This is our Volvo, the only one on display. It's a great looking truck (and I can say that because this is my blog)
I hadn't seen a Republic before, until we visited Merv Brunt's collection at Colac and he had three on display. Click here if you want to see photographs of Merv's Republics.
An Oshkosh. Before I got into old trucks I used to think Oshkosh was just a range of children's clothing, but know I know they are also trucks. Oshkosh first started making trucks in 1917 as the Wisconsin Duplex Auto Company and in 1918 moved to the town of Oshkosh and changed their name to Oshkosh Motor Truck Manufacturing Company. According to their website they are one of the world's leading defence vehicle manufacturers. In case you are wondering the town of Oshkosh was named after Oshkosh the Menominee Chief (1795-1858). The name means "claw" or "nail" or "horny part of foot of beasts or birds".
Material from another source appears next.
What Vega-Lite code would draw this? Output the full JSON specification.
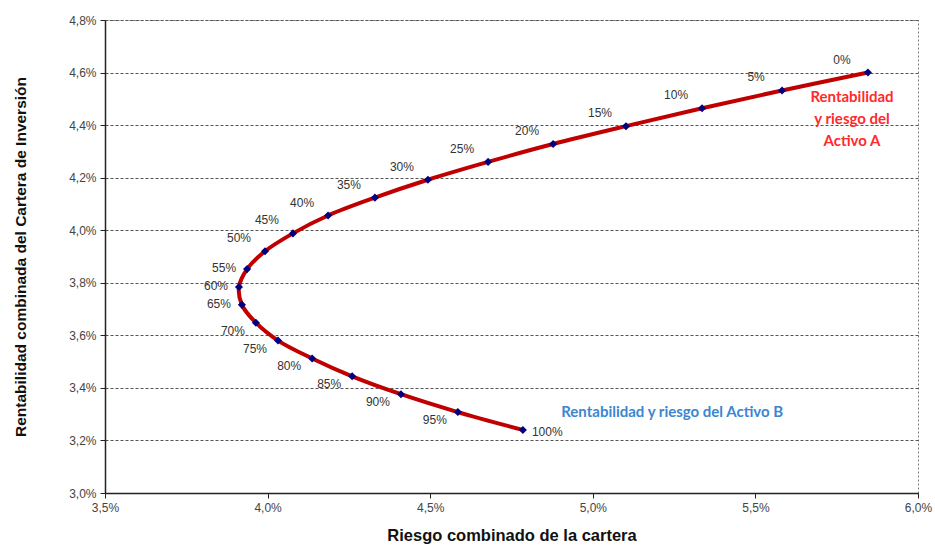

The only Mercedes Benz on display - a 1418. It looked fantastic. This truck plus our Volvo and the little Citroen van shown in the first post took the European truck count to three.
There were three B-model Macks on show, the one above belongs to Rod Calleja, who also displayed his Diamond REO.
There were four International R190s on show. John has a soft spot for these trucks as the first full-time Interstate truck he ever drove was an R190. He drove it for MacFies. He had driven interstate before this, but on 'relay' where a truck had more one driver, but the R190 was his first truck of his own. John says the R190s were the King of the Road in the early to mid 1960s.
This unrestored Ford attracted a lot of interest. It just shows that restored or unrestored - it doesn't matter, every truck is interesting in it's own way and has a story behind it.